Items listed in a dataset

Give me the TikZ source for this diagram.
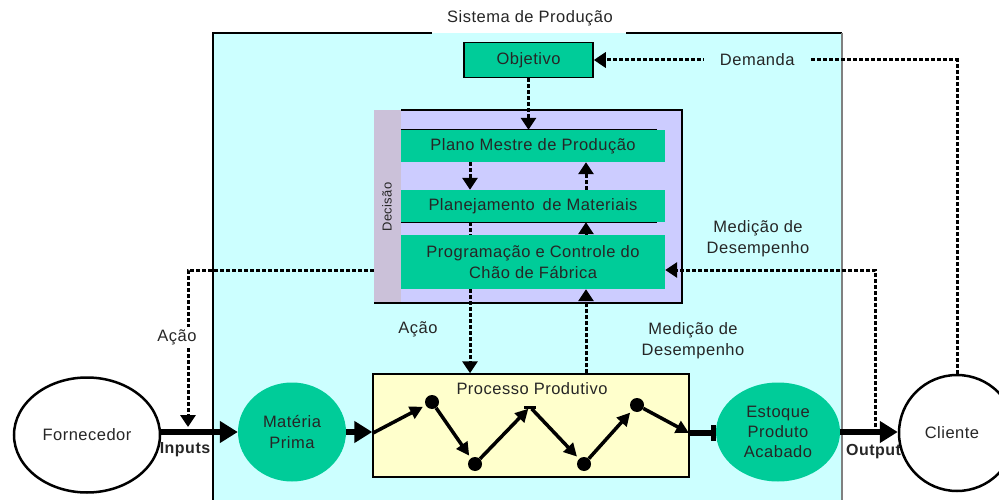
\documentclass[tikz,border=0pt]{standalone}
\usepackage{fontspec}
\setmainfont[LetterSpace=3]{Liberation Sans}
\usetikzlibrary{arrows.meta,shapes.geometric,calc}

\definecolor{teal}{HTML}{00CC99}
\definecolor{cyanbg}{HTML}{CCFFFF}
\definecolor{lav}{HTML}{CCCCFF}
\definecolor{strip}{HTML}{CBC1D9}
\definecolor{cream}{HTML}{FFFFCC}
\newcommand{\lbl}{\fontsize{16.5}{21}\selectfont}

\tikzset{
  every node/.style={font=\lbl, text=black!85},
  gbox/.style={fill=teal, inner sep=0pt, align=center, minimum width=264pt},
  dotline/.style={line width=3pt, dash pattern=on 4pt off 2pt},
  dotarrow/.style={dotline, -{Triangle[length=12pt,width=15pt]}},
  fatarrow/.style={line width=6.5pt, -{Triangle[length=18pt,width=21pt]}},
  zigarrow/.style={line width=3.5pt, -{Triangle[length=13pt,width=13pt]}, shorten >=3pt},
  zdot/.style={circle, fill=black, inner sep=0pt, minimum size=14pt},
}

\begin{document}
\begin{tikzpicture}[x=1pt,y=-1pt]
\useasboundingbox (0,0) rectangle (999,500);

% production system frame
\fill[cyanbg] (213,33) rectangle (842,510);
\draw[line width=1.5pt] (213,510) -- (213,33) -- (432,33);
\draw[line width=1.5pt] (626,33) -- (842,33);
\draw[line width=1.5pt, gray] (842,33) -- (842,510);
\node (title) at (530,18) {Sistema de Produção};

% objective
\node[draw, line width=1.5pt, fill=teal, minimum width=129pt, minimum height=35pt, inner sep=0pt] (obj) at (528.5,60) {Objetivo};

% decision panel
\node[fill=lav, minimum width=308pt, minimum height=193pt, inner sep=0pt] (dec) at (528,206.5) {};
\fill[strip] (374,110) rectangle (401,303);
\draw[line width=1.5pt] (401,110) -- (682,110) -- (682,303) -- (374,303);
\node[rotate=90, font=\fontsize{13}{15}\selectfont] (decl) at (387,207) {Decisão};

\node[gbox, minimum height=32pt] (pmp) at (533,146) {Plano Mestre de Produção};
\node[gbox, minimum height=32pt] (pm) at (533,206) {Planejamento\, de Materiais};
\node[gbox, minimum height=54pt] (pcp) at (533,262) {Programação e Controle do\\Chão de Fábrica};
\draw[line width=1pt] (pmp.north west) -- ++(256,0);
\draw[line width=1pt] (pm.south west) -- ++(256,0);

% productive process
\node[draw, line width=1.5pt, fill=cream, minimum width=316pt, minimum height=103pt, inner sep=0pt] (proc) at (531,425.5) {};
\node (proct) at (532,389) {Processo Produtivo};

\coordinate (z0) at (373,433);
\node[zdot] (z1) at (432,402) {};
\node[zdot] (z2) at (475,464) {};
\node[inner sep=0pt, minimum width=12pt, minimum height=3pt, fill=black] (z3) at (530,407) {};
\node[zdot] (z4) at (584,464) {};
\node[zdot] (z5) at (637,405) {};
\coordinate (z6) at (689,433);
\draw[zigarrow] (z0) -- (z1);
\draw[zigarrow] (z1) -- (z2);
\draw[zigarrow, shorten >=0pt] (z2) -- (z3);
\draw[zigarrow] (z3) -- (z4);
\draw[zigarrow] (z4) -- (z5);
\draw[zigarrow, shorten >=0pt] (z5) -- (z6);

% material flow
\node[ellipse, draw, line width=2.5pt, fill=white, minimum width=146pt, minimum height=115pt, inner sep=0pt] (forn) at (87,435) {Fornecedor};
\node[ellipse, fill=teal, minimum width=108pt, minimum height=99pt, inner sep=0pt, align=center] (mp) at (292,432) {Matéria\\Prima};
\node[ellipse, fill=teal, minimum width=124pt, minimum height=99pt, inner sep=0pt, align=center, font=\fontsize{16.5}{20}\selectfont] (est) at (778,432) {Estoque\\Produto\\Acabado};

\draw[fatarrow] (forn.east |- mp.west) -- (mp.west);
\draw[fatarrow] (mp.east) -- (proc.west |- mp.east);
\draw[line width=6.5pt, -{Rectangle[length=5pt,width=16pt]}] (z6) -- (est.west |- z6);
\node[font=\fontsize{16}{18}\selectfont\bfseries] (inp) at (185,450) {Inputs};
\node[font=\fontsize{16}{18}\selectfont\bfseries, anchor=west, inner sep=0pt] (outp) at (846,452) {Output};

\node[circle, draw, line width=2.5pt, fill=white, minimum size=116pt, inner sep=0pt] (cli) at (957,433) {};
\node (clit) at (952,433) {Cliente};
\draw[fatarrow] (est.east) -- (cli.west |- est.east);

% information flows
\coordinate (cl) at (470,0);
\coordinate (cr) at (586,0);
\draw[dotarrow] (obj.south) -- (obj.south |- pmp.north);
\draw[dotarrow] (cl |- pmp.south) -- (cl |- pm.north);
\draw[dotline] (cl |- pm.south) -- (cl |- pcp.north);
\draw[dotarrow] (cl |- pcp.south) -- (cl |- proc.north);
\draw[dotarrow] (cr |- proc.north) -- (cr |- pcp.south);
\draw[dotarrow] (cr |- pcp.north) -- (cr |- pm.south);
\draw[dotarrow] (cr |- pm.north) -- (cr |- pmp.south);
\node (acao1) at (418,329) {Ação};
\node[align=center] (med1) at (693,341) {Medição de\\Desempenho};

% demand from the customer
\draw[dotarrow] (cli.north) |- (obj.east) node[pos=0.775, fill=cyanbg, inner xsep=16pt] (dem) {Demanda};

% performance measurement of the output
\coordinate (mout) at (875,427);
\draw[dotarrow] (mout) |- ([yshift=-8pt]pcp.east);
\node[align=center] (med2) at (758,239) {Medição de\\Desempenho};

% action towards the supplier
\coordinate (ain) at (374,270);
\coordinate (aout) at (188,427);
\draw[dotarrow] (ain) -| (aout);
\node[fill=white, inner sep=2pt] (acao2) at (177,337) {Ação};
\end{tikzpicture}
\end{document}
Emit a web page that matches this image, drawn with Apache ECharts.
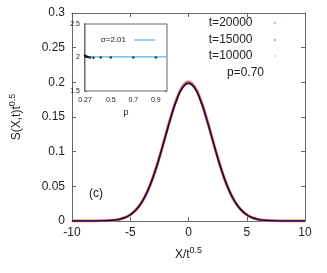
<!DOCTYPE html>
<html><head><meta charset="utf-8">
<script src="https://cdn.jsdelivr.net/npm/echarts@6/dist/echarts.min.js"></script>
<style>html,body{margin:0;padding:0;background:#fff}#c{width:327px;height:273px}</style>
</head><body><div id="c"></div>
<script>
// main panel data
const xs = [-10,-9.5,-9,-8.5,-8,-7.5,-7,-6.5,-6,-5.5,-5,-4.5,-4,-3.5,-3,-2.5,-2,-1.5,-1,-0.5,0,0.5,1,1.5,2,2.5,3,3.5,4,4.5,5,5.5,6,6.5,7,7.5,8,8.5,9,9.5,10];
const t20000 = [0,0,0,0,0.0001,0.0002,0.0005,0.0011,0.0023,0.0047,0.0090,0.0162,0.0274,0.0436,0.0652,0.0916,0.1211,0.1503,0.1758,0.1930,0.1994,0.1930,0.1758,0.1503,0.1211,0.0916,0.0652,0.0436,0.0274,0.0162,0.0090,0.0047,0.0023,0.0011,0.0005,0.0002,0.0001,0,0,0,0];
const t15000 = [0,0,0,0,0.0001,0.0002,0.0005,0.0011,0.0023,0.0047,0.0090,0.0162,0.0274,0.0436,0.0652,0.0917,0.1212,0.1505,0.1760,0.1934,0.1998,0.1934,0.1760,0.1505,0.1212,0.0917,0.0652,0.0436,0.0274,0.0162,0.0090,0.0047,0.0023,0.0011,0.0005,0.0002,0.0001,0,0,0,0];
const t10000 = [0,0,0,0,0.0001,0.0002,0.0005,0.0011,0.0023,0.0047,0.0091,0.0163,0.0275,0.0437,0.0654,0.0919,0.1215,0.1510,0.1766,0.1942,0.2010,0.1942,0.1766,0.1510,0.1215,0.0919,0.0654,0.0437,0.0275,0.0163,0.0091,0.0047,0.0023,0.0011,0.0005,0.0002,0.0001,0,0,0,0];
const fit = [0,0,0,0,0.0001,0.0002,0.0005,0.0011,0.0023,0.0047,0.0090,0.0162,0.0274,0.0436,0.0652,0.0916,0.1210,0.1502,0.1754,0.1924,0.1985,0.1924,0.1754,0.1502,0.1210,0.0916,0.0652,0.0436,0.0274,0.0162,0.0090,0.0047,0.0023,0.0011,0.0005,0.0002,0.0001,0,0,0,0];
const yTicks = [0,0.05,0.1,0.15,0.2,0.25,0.3];
// inset data
const pVals = [0.27,0.275,0.28,0.29,0.30,0.315,0.345,0.41,0.5,0.7,0.9];
const sigmaVals = [2.03,2.02,2.015,2.01,2.005,2.0,1.995,2.0,2.0,2.0,2.0];
const sigmaFit = 2.01;
const pTicks = [0.27,0.5,0.7,0.9];
const seriesNames = ['t=20000','t=15000','t=10000'];
const seriesColors = ['#ee6a9a','#a040d0','#f7a850'];
const legendDotColors = ['#f4a8c0','#c8a8f0','#f8e0a0'];

const pair = (a) => xs.map((x,i)=>[x,a[i]]);
const font = 'Liberation Sans, Arial, sans-serif';
const axisCol = '#666';
const legendTops = [17, 34, 50];

const chart = echarts.init(document.getElementById('c'), null, {renderer:'canvas'});
const mainLegends = seriesNames.map((n,i)=>({
  data:[{name:n,itemStyle:{color:legendDotColors[i]}}],
  orient:'vertical', right:51, top:legendTops[i], align:'right', padding:0,
  icon:'circle', itemWidth:2.5, itemHeight:2.5,
  textStyle:{fontSize:12,color:'#222',fontFamily:font,padding:[0,16,0,0]}
}));
const option = {
  animation:false,
  textStyle:{fontFamily:font},
  grid:[
    {left:66,right:22,top:13,bottom:52,show:false},
    {left:85,width:82,top:24,height:67,show:true,borderColor:axisCol,borderWidth:1,backgroundColor:'#fff',z:10}
  ],
  legend:[
    ...mainLegends,
    {data:['σ=2.01'], right:167, top:31, align:'right', icon:'rect', itemWidth:21, itemHeight:1.2,
     textStyle:{fontSize:8,color:'#222',fontFamily:font,padding:[0,3,0,0]}, z:20}
  ],
  xAxis:[
    {gridIndex:0,type:'value',min:-10,max:10,interval:5,
     axisLine:{show:true,onZero:false,lineStyle:{color:axisCol,width:1}},
     axisTick:{inside:true,length:4,lineStyle:{color:axisCol}},
     axisLabel:{fontSize:12,color:'#222',margin:6,fontFamily:font},
     splitLine:{show:false},
     name:'X/t{sup|0.5}',nameLocation:'middle',nameGap:25,
     nameTextStyle:{fontSize:12,color:'#222',fontFamily:font,rich:{sup:{fontSize:9,padding:[0,0,8,0],color:'#222',fontFamily:font}}}},
    {gridIndex:0,type:'value',min:-10,max:10,interval:5,position:'top',
     axisLine:{show:true,onZero:false,lineStyle:{color:axisCol}},
     axisTick:{inside:true,length:4,lineStyle:{color:axisCol}},
     axisLabel:{show:false},splitLine:{show:false}},
    {gridIndex:1,type:'value',min:0.27,max:1.0,
     axisLine:{show:false},
     axisTick:{show:true,inside:true,length:2,customValues:pTicks,lineStyle:{color:axisCol}},
     axisLabel:{fontSize:7,color:'#222',margin:6,customValues:pTicks,fontFamily:font,formatter:v=>String(+v.toFixed(2))},
     splitLine:{show:false},
     name:'p',nameLocation:'middle',nameGap:17,nameTextStyle:{fontSize:9,color:'#222',fontFamily:font}},
    {gridIndex:1,type:'value',min:0.27,max:1.0,position:'top',
     axisLine:{show:false},
     axisTick:{show:true,inside:true,length:2,customValues:pTicks,lineStyle:{color:axisCol}},
     axisLabel:{show:false},splitLine:{show:false}}
  ],
  yAxis:[
    {gridIndex:0,type:'value',min:0,max:0.3,interval:0.05,
     axisLine:{show:true,onZero:false,lineStyle:{color:axisCol}},
     axisTick:{inside:true,length:4,lineStyle:{color:axisCol}},
     axisLabel:{fontSize:12,color:'#222',margin:7,fontFamily:font,customValues:yTicks,formatter:v=>String(+v.toFixed(2))},
     splitLine:{show:false},
     name:'S(X,t)t{sup|0.5}',nameLocation:'middle',nameRotate:90,nameGap:47,
     nameTextStyle:{fontSize:12,color:'#222',fontFamily:font,rich:{sup:{fontSize:9,padding:[0,0,8,0],color:'#222',fontFamily:font}}}},
    {gridIndex:0,type:'value',min:0,max:0.3,interval:0.05,position:'right',
     axisLine:{show:true,onZero:false,lineStyle:{color:axisCol}},
     axisTick:{inside:true,length:4,lineStyle:{color:axisCol}},
     axisLabel:{show:false},splitLine:{show:false}},
    {gridIndex:1,type:'value',min:1.5,max:2.5,interval:0.5,
     axisLine:{show:true,onZero:false,lineStyle:{color:'#777',width:2}},
     axisTick:{inside:true,length:2,lineStyle:{color:axisCol}},
     axisLabel:{fontSize:7,color:'#222',margin:5,fontFamily:font},
     splitLine:{show:false}},
    {gridIndex:1,type:'value',min:1.5,max:2.5,interval:0.5,position:'right',
     axisLine:{show:false},
     axisTick:{inside:true,length:2,lineStyle:{color:axisCol}},
     axisLabel:{show:false},splitLine:{show:false}}
  ],
  series:[
    {name:seriesNames[2],type:'line',xAxisIndex:0,yAxisIndex:0,data:pair(t10000),smooth:true,showSymbol:false,
     itemStyle:{color:seriesColors[2]},lineStyle:{color:seriesColors[2],width:3},z:2},
    {name:seriesNames[0],type:'line',xAxisIndex:0,yAxisIndex:0,data:pair(t20000),smooth:true,showSymbol:false,
     itemStyle:{color:seriesColors[0]},lineStyle:{color:seriesColors[0],width:2.4},z:3},
    {name:seriesNames[1],type:'line',xAxisIndex:0,yAxisIndex:0,data:pair(t15000),smooth:true,showSymbol:false,
     itemStyle:{color:seriesColors[1]},lineStyle:{color:seriesColors[1],width:2},z:4},
    {name:'fit',type:'line',xAxisIndex:0,yAxisIndex:0,data:pair(fit),smooth:true,showSymbol:false,
     lineStyle:{color:'#111',width:1.4},z:5},
    {name:'σ=2.01',type:'line',xAxisIndex:2,yAxisIndex:2,data:[[0.27,sigmaFit],[1.0,sigmaFit]],showSymbol:false,
     itemStyle:{color:'#56b4e9'},lineStyle:{color:'#56b4e9',width:1.2},z:11},
    {name:'sigma',type:'scatter',xAxisIndex:2,yAxisIndex:2,data:pVals.map((p,i)=>[p,sigmaVals[i]]),
     symbolSize:2.5,itemStyle:{color:'#111'},z:12}
  ],
  graphic:[
    {type:'text',left:227,top:67,style:{text:'p=0.70',fontSize:12,fill:'#222',fontFamily:font}},
    {type:'text',left:89,top:188,style:{text:'(c)',fontSize:12,fill:'#222',fontFamily:font}}
  ]
};
chart.setOption(option);
</script></body></html>
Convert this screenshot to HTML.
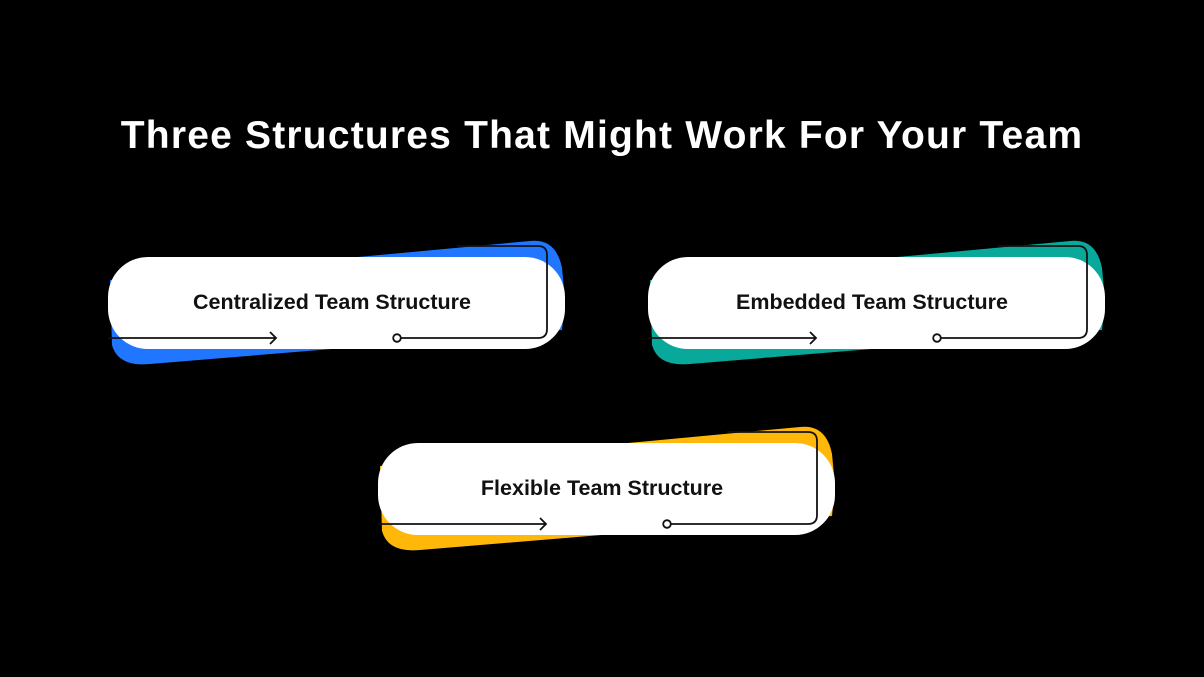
<!DOCTYPE html>
<html><head><meta charset="utf-8"><style>
body{margin:0;width:1204px;height:677px;background:#000;overflow:hidden;font-family:"Liberation Sans",sans-serif}
h1{position:absolute;top:114px;left:0;width:1204px;text-align:center;margin:0;color:#fff;font-size:39px;font-weight:bold;letter-spacing:1.2px;line-height:44px}
svg{position:absolute;left:0;top:0}
</style></head><body>
<h1>Three Structures That Might Work For Your Team</h1>
<svg width="1204" height="677">
<defs>
<g id="card">
<path d="M110 280 L530 241 Q556 238 562 268 L565 300 L562 330 L150 364 Q118 367 112 345 Z" fill="var(--c)"/>
<rect x="108" y="257" width="457" height="92" rx="40" fill="#fff"/>
<path d="M108 338 H276 M270 332 L276 338 L270 344" fill="none" stroke="#111" stroke-width="1.8"/>
<circle cx="397" cy="338" r="3.8" fill="#fff" stroke="#111" stroke-width="1.8"/>
<path d="M401 338 H538 Q547 338 547 329 V255 Q547 246 538 246 H457" fill="none" stroke="#111" stroke-width="1.8"/>
</g>
</defs>
<use href="#card" style="--c:#2176ff"/>
<use href="#card" transform="translate(540,0)" style="--c:#08a99a"/>
<use href="#card" transform="translate(270,186)" style="--c:#ffb80a"/>
<g font-family="Liberation Sans, sans-serif" font-weight="bold" font-size="21.5" fill="#111" text-anchor="middle">
<text x="332" y="309">Centralized Team Structure</text>
<text x="872" y="309">Embedded Team Structure</text>
<text x="602" y="495">Flexible Team Structure</text>
</g>
</svg>
</body></html>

=== What you have to do ===
Copy all lines from the listing that contain "this".

=== Task result ===
Give me the TikZ source for this diagram.
Emit a web page that matches this image, drawn with Apache ECharts.
Convert this screenshot to HTML.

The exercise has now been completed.